Did you grow up, or did you grow in? I sat in the park the other morning feeling a bit sad, trying to figure out my day and realizing how overwhelmed I am with the list I created. You know – the dreaded “To Do” list.

As I thought about it, I grew more and more anxious. Then, I heard a child laugh. I automatically smiled, not even seeing the child, but just by hearing the laughter. At that moment, everything went out of my mind. I continued to smile and exhaled. I turned and looked at the child. He lay at the top of a small hill at Juniper Park, getting ready to roll down. I remember how simple life used to be, as I watched him roll down, turning and spinning freely. It made me laugh and think. Nowadays, the only spinning I did was in my mind. How sad. I realized at that moment what I was missing. The child within me. The child who laughed no matter what.

What is the Inner Child? The Inner Child is the little child you used to be, who wanted to be loved and played with. He is emotional, creative and sensitive. She is imaginative, fun-loving, playful. He is the child you were forced to mold, and structure and organize and ultimately, for most of us, stifle, as adult life became more important.

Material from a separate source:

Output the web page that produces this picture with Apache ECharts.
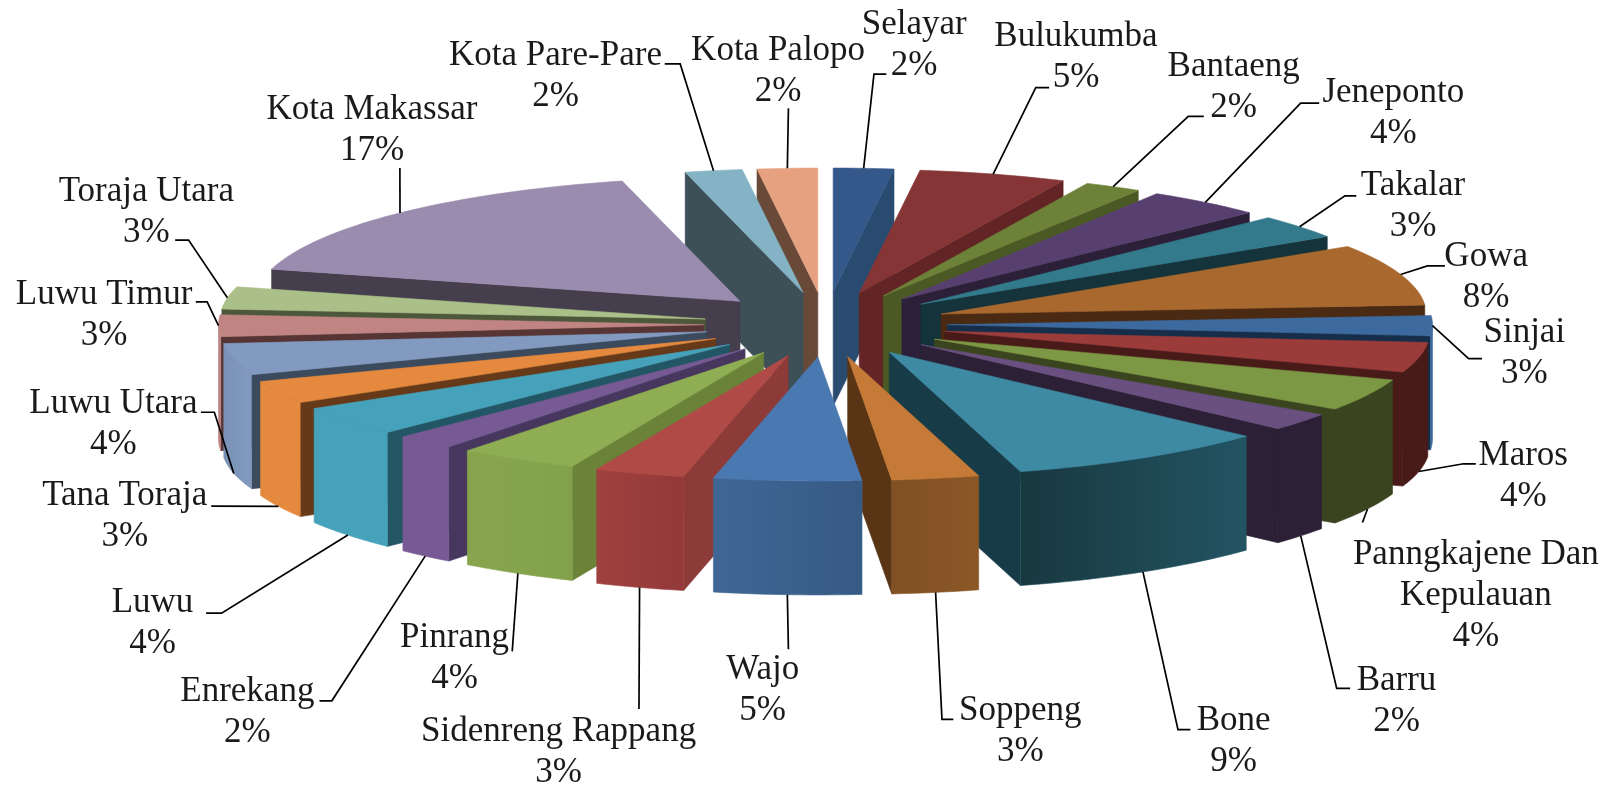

Your Inner Child is the person within you who was happy and joyful. He is the person who used to scribble with crayons in coloring books or paint on big sheets of white paper, not a care in the world. She has always been there, from the moment you were born until today. Any fond memory you have of your past childhood is your Inner Child speaking through memories. But for most of us, our Inner Child has unfinished business, either because we were forced to grow up too fast, or because we grew up anyway, and there was simply no room for that child to grow along with us, so we left her behind. But he still haunts us. She still wants to come out and play sometimes, but because our lives are so hectic, he continues to be stifled and stuffed into the back of our mind’s closets, forgotten and abandoned.

Part of the reason the Inner Child retreats is because there were things she needed to hear but didn’t. Things like “I love you,” “I accept you the way you are,” “I am proud of you,” “You are beautiful,” “I am sorry I neglected you,” “I am sorry I ignored you,” “I am sorry I made you grow up so fast.” These are just a few of the things she wanted to hear, but didn’t. So he hid.

But it’s not too late to draw her out, to rebuild his sense of self. There are things you can tell her every day to nurture this child and help him become a significant part of your life again. Here are just a few of them:

☺ It’s okay to be “selfish” and take time out of your adult schedule to do things you want to do.

☺ It’s okay to associate only with people you want to associate with, and not those people who drag you down.

☺ It’s okay to give and accept love from others.

☺ It’s okay to take time to play and enjoy yourself every day, even if just for 10 minutes.

☺ It’s okay to cry, to feel hurt and feel anger, as long as you share your feelings and not turn them inward to fester.

☺ It’s okay to let your imagination free to explore the possibilities.

So, if you want to spend your Saturday morning at the park, sliding down the slide and swinging on the swings instead of dusting your house, it’s okay. Do it. Set up a “play date” with your Inner Child. Take her to a museum, or the park or the movies. Enjoy “me” time with him. Try to do something every day to nurture her, to show her that she is accepted in your adult life, and that you cherish him and love him and accept him. Do it, because it is important. Because your Inner Child is important in your life. She is who you were before life got in the way.

I sat there thinking of the little girl who lost so much in her life, whose innocence and child-like ways were taken by sorrow and fright. But I buried that and kept laughing and smiling, reluctant to give up loving my Inner Child. I realized that, growing up, I had an insight to my Inner Child all along, and worked hard to keep her happy and alive. I skated, I danced, I laughed. I rode my sled in the winter snows.

As I near 50, I find that my Inner Child has receded somewhat; she isn’t available to play much anymore. It’s become more work to draw her out, but I still knock on her door and make her come out. I still try to laugh. I go out and “play in the snow.” I go to the beach and enjoy the sun and waves.

Look in the mirror, to the little boy who became a man, the little girl who grew into a woman, and say “I love you” and “It’s okay”. Take just a little time every day to ask your Child to come and play with you. It will do you a world of good.

So, what happened after the boy rolled down the hill? The child left with his mother. I sat for a moment on the bench, then stood and walked to the top of the hill and rolled down and laughed like that boy when he got to the bottom. I stood up and brushed the grass off my pants (and I realized at the same time that I was brushing away my adult anxieties and worries) and laughed again. I knew everything was going to be okay and that all the things on that list would, sooner or later, get done. But first, my child had to play for a bit.